Problem description: Pick out the lines in the listing below that contain the word "code" and copy them.

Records

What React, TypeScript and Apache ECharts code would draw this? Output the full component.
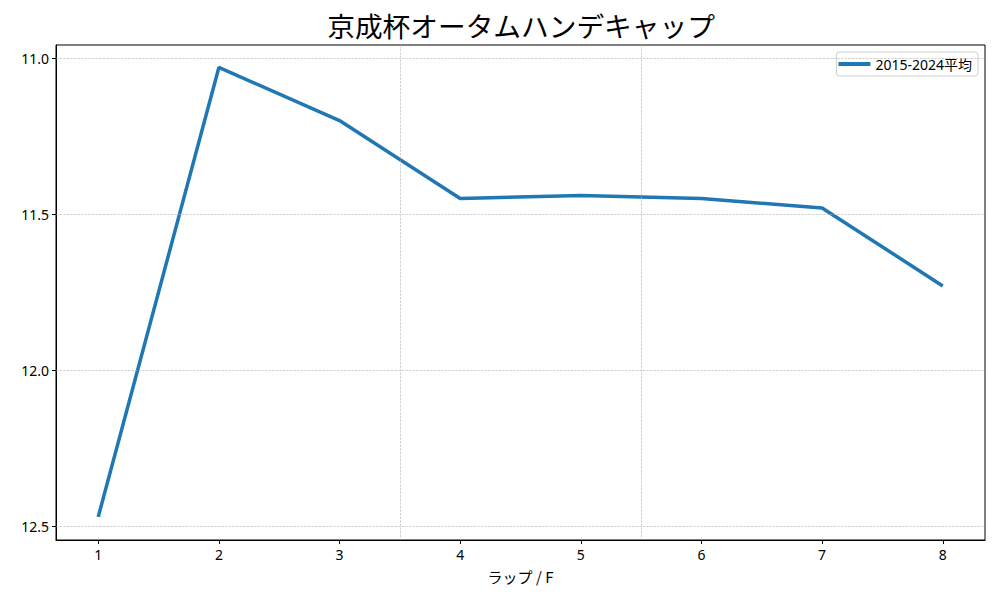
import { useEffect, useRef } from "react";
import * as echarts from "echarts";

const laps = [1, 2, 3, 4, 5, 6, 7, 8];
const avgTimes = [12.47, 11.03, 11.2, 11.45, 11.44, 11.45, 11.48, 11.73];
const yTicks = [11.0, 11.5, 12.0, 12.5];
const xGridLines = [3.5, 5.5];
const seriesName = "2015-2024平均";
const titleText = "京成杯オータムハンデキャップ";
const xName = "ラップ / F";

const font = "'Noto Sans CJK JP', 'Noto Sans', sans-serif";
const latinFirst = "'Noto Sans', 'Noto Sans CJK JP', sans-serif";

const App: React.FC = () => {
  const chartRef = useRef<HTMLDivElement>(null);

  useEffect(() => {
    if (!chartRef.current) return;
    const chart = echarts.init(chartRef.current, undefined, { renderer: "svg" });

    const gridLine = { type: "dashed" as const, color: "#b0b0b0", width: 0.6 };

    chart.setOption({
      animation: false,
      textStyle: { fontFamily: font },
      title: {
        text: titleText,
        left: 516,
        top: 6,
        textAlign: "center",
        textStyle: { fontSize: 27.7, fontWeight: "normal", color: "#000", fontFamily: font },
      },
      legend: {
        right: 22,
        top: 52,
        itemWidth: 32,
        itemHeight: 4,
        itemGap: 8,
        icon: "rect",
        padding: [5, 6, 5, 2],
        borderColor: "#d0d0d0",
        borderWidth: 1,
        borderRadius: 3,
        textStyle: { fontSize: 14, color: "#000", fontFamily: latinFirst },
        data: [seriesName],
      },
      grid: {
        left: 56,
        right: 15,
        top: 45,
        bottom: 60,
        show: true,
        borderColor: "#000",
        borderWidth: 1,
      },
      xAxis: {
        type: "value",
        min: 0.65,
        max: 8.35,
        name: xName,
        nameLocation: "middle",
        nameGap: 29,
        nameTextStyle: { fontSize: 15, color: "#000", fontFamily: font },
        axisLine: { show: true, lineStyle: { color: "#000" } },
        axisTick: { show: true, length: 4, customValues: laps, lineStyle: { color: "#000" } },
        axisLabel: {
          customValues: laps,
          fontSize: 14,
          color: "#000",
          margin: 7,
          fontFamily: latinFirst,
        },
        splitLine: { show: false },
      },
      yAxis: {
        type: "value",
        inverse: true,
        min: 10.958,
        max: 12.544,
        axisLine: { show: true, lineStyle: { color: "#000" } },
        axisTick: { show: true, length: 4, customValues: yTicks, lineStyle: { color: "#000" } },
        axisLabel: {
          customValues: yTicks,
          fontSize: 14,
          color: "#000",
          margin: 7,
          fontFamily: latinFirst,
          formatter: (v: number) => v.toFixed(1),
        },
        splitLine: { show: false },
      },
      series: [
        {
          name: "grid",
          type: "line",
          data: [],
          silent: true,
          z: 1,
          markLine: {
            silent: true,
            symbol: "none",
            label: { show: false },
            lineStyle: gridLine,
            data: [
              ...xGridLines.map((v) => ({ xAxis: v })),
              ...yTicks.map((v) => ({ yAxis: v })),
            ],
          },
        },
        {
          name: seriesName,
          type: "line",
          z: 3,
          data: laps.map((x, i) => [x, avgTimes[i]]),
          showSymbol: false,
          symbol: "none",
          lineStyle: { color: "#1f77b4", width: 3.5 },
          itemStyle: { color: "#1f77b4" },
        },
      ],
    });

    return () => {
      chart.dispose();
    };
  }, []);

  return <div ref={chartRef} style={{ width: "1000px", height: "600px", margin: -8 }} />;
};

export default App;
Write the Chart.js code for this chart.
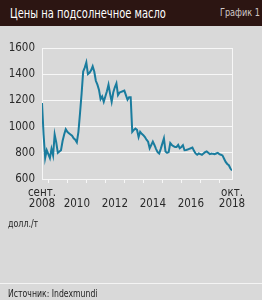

Reply:
What React, TypeScript and Apache ECharts code would draw this? Output the full component.
Write the Chart.js code for this chart.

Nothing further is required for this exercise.